In other words, it’s a serious deal.
Last month, Fairfax Circuit Judge Jan L. Brodie had the case of Commonwealth v. Shafer on her desk, hearing some preliminary motions.
The facts, alleged by the commonwealth: A black boxer named Guinness knocked down and attacked a guy named Mohammad Shah late last year. Shah broke three ribs and suffered bites on his face and hand. Two animal control officers seized Guinness and carted him away.
Here’s something else you don’t see too often – criminal law concepts applied to a canine. The dog’s owner, Scott Shafer, is defending the dangerous dog proceeding and invoked the exclusionary rule in the case.
The judge spent about four pages analyzing the issue. Bottom line: A dangerous dog proceeding is civil, not criminal.

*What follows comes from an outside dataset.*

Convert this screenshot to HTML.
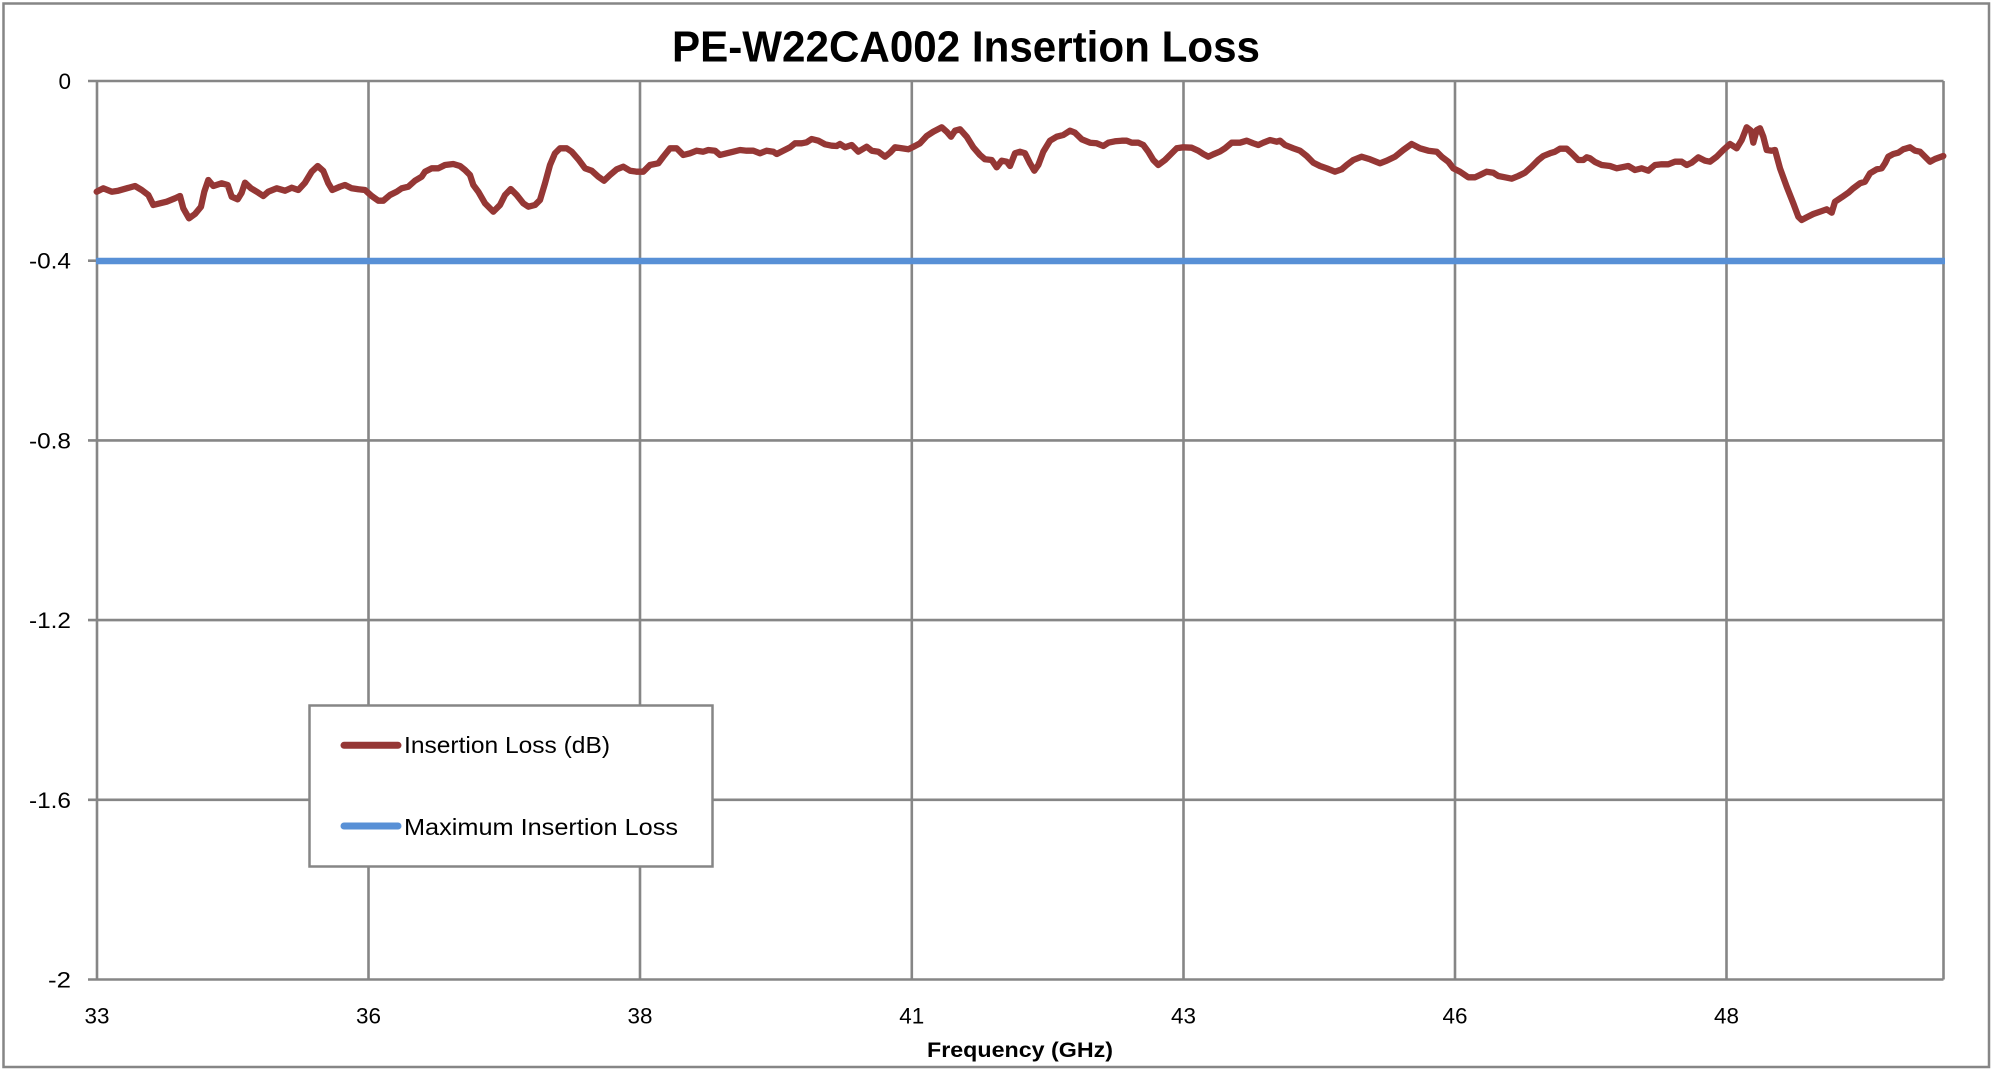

No exclusionary rule.
As an aside, the judge cited one of those cases where some inanimate object sues a state – think back to in rem cases in law school, and you get the picture.
Here, the case came from the U.S. Supreme Court in 1965 and is memorably titled, One 1958 Plymouth Sedan v. Pennsylvania.
The second criminal law concept tried in the case was suppression of an out-of-court identification.
Of the dog.
While Brodie was willing to explore the exclusionary rule, she dispensed with this one pretty quickly: “The Defendant has provided no authority that would have the identification procedure of a dog in a dangerous dog proceeding – who has not been criminally charged – be suppressed.
“Thus there is no justification for extending the constitutional protections afforded to humans to the canine at issue in this case,” she wrote.
Guinness will have his day in court at a later date.